A rather interesting quality of the articles was their concentration on Nazism and the holocaust. Pilger called Pol Pot 'an Asian Hitler' — and said he was even worse than Hitler ... Again and again Pilger compared the Khmer Rouge to the Nazis...Their Marxist-Leninist ideology was not even mentioned in the Mirror, except to say they were inspired by the Red Guards.

Ben Kiernan, in his review of Shawcross's book, notes that Pilger compared Pol Pot's Khmer Rouge to Stalin's terror, as well as to Mao's Red Guards. Kiernan notes instances where other writers' comparisons of Pol Pot to Hitler or the Vietnamese to the Nazis are either accepted by Shawcross in his account, or not mentioned.

===Later comments===
In 2006, Pilger described the British reaction to Year Zero:
The documentary as a television "event" can send ripples far and wide ... Year Zero not only revealed the horror of the Pol Pot years, it showed how Richard Nixon's and Henry Kissinger's 'secret' bombing of that country had provided a critical catalyst for the rise of the Khmer Rouge. It also exposed how the West, led by the United States and Britain, was imposing an embargo, like a medieval siege, on the most stricken country on earth. This was a reaction to the fact that Cambodia's liberator was Vietnam – a country that had come from the wrong side of the Cold War and that had recently defeated the US. Cambodia's suffering was a wilful revenge. Britain and the US even backed Pol Pot's demand that his man continue to occupy Cambodia's seat at the UN, while Margaret Thatcher stopped children's milk going to the survivors of his nightmare regime. Little of this was reported. Had Year Zero simply described the monster that Pol Pot was, it would have been quickly forgotten. By reporting the collusion of "our" governments, it told a wider truth about how the world was run ... Within two days of Year Zero going to air, 40 sacks of post arrived at ATV ... in Birmingham – 26,000 first-class letters in the first post alone. The station quickly amassed £1m, almost all of it in small amounts. "This is for Cambodia," wrote a Bristol bus driver, enclosing his week's wage. Entire pensions were sent, along with entire savings. Petitions arrived at Downing Street, one after the other, for weeks. MPs received hundreds of thousands of letters, demanding that British policy change (which it did, eventually). And none of it was asked for. For me, the public response to Year Zero gave the lie to clichés about "compassion fatigue", an excuse that some broadcasters and television executives use to justify the current descent into the cynicism and passivity of Big Brotherland. Above all, I learned that a documentary could reclaim shared historical and political memories, and present their hidden truths.

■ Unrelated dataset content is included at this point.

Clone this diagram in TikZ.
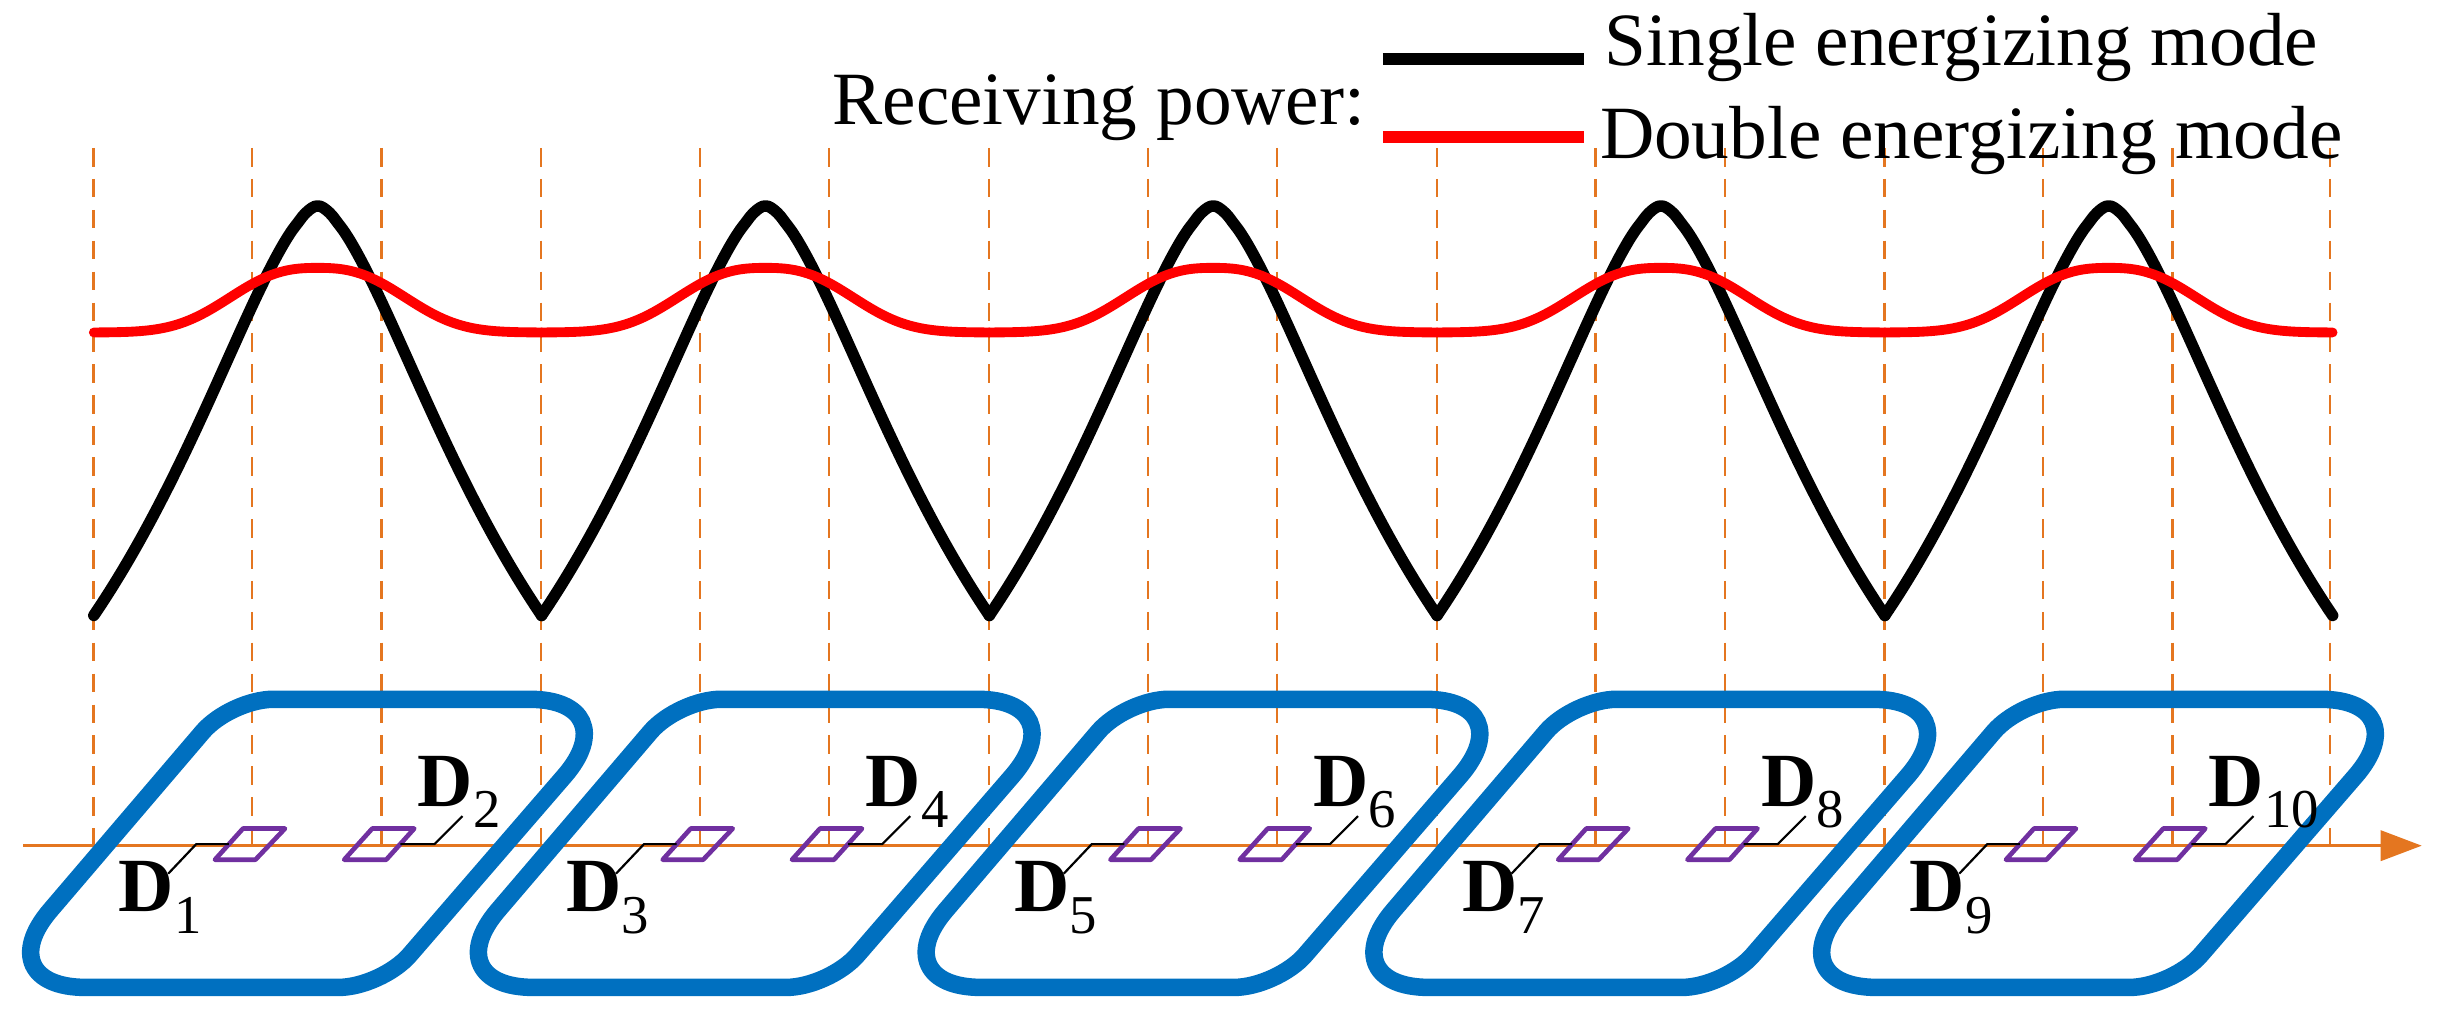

The reward then was a compassionate and an informed public; and it still is.

In a 2007 speech, "Freedom Next Time: Resisting the Empire", Pilger described his experience with executives of the American Public Broadcasting Service (PBS). They refused to screen Year Zero, which, according to Pilger, has never been broadcast in the United States.

The documentary has been released on DVD as part of Network's ITV 60 compilation box set as well as sets under Pilger's own name.